CBC's Éric Grenier analyzed two recent federal by-elections, one in Ontario and one in Alberta. He argues that these indicate a continuing revival of Liberal strength across Canada, along with a pattern of NDP decline from its 2011 peak.
The Conservatives won both ridings up for grabs Monday with healthy shares of the vote, taking 49 per cent in Ontario's Whitby-Oshawa and 63 per cent in Alberta's Yellowhead. The Liberals finished a strong second in the former with 41 per cent, while garnering 20 per cent of the vote in the latter, the party's best performance there since 1993.

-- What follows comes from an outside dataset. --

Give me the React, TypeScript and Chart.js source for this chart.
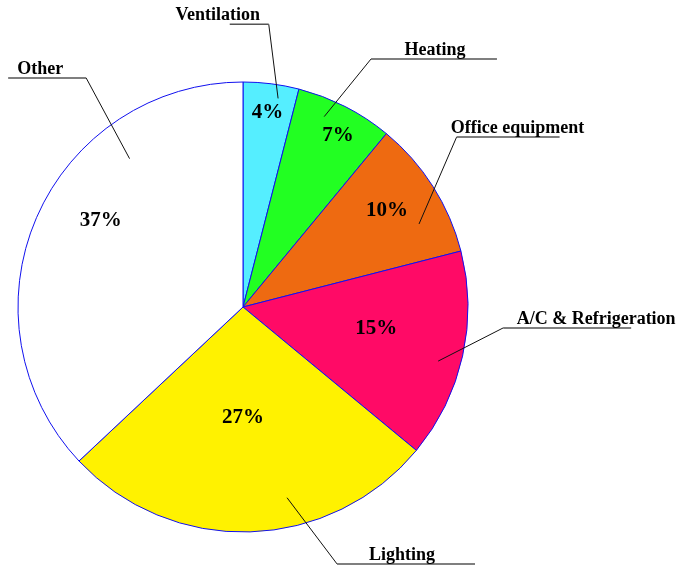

The New Democrats had no silver linings to find in the results, however, taking 10 per cent in Yellowhead and just eight per cent in Whitby-Oshawa, their lowest results in both since 2000.
[. . .]
The Liberals gained significantly in their share of the vote, almost tripling it in Whitby-Oshawa and increasing it nearly seven-fold in Yellowhead. The party picked up an average of 21.9 points in the two ridings, better than the average 18.6-point gain the party made in other byelections since Justin Trudeau became leader in April 2013.
The Conservatives dropped an average of 11.8 points, virtually identical to their average loss in other recent byelections. But that drop came from a higher share of the vote to begin with — the party actually decreased by a lower proportion on Monday than it has elsewhere since the last federal election.
For the New Democrats, the loss of an average of 8.9 points was worse than the party's previous byelection performances since 2011 (an average drop of 6.3 points).
Looking to Québec and the fortunes of separatism, CBC's Michelle Gagnon notes the benefits and the pitfalls of Québec media mogul Pierre Karl Péladeau's expected bid for the Parti Québécois leadership.
The minute new candidate Pierre Karl Péladeau stepped off Pauline Marois' election bus one cold Sunday last March, the speculation erupted about his ambition to become leader of the Parti Quebecois one day.
[. . .]
Peladeau's notoriety only increased after he settled down with Julie Snyder, one of Quebec's biggest TV stars and most prolific television producers.
Together, they turned Quebec into an almost unparalleled example of media convergence in North America, and he has been a regular in the pages of supermarket tabloids, many of which he owns. Occasionally, he even makes it into glossier gossip fare like Paris Match, as he did in July alongside his daughter's new godmother, Céline Dion.
[. . . H]e's widely seen as the man who sank the PQ's chances of winning the last election with his untimely cri de coeur about making Quebec a country.
He is also considered a deeply divisive figure for his reputation as a union-busting boss with at least 14 lockouts to his credit.
In fact, many on the PQ left have hovered between skepticism and outrage at Peladeau's inclusion in the leadership ranks, claiming he will move the party to the right at the expense of the PQ's traditional social democratic base.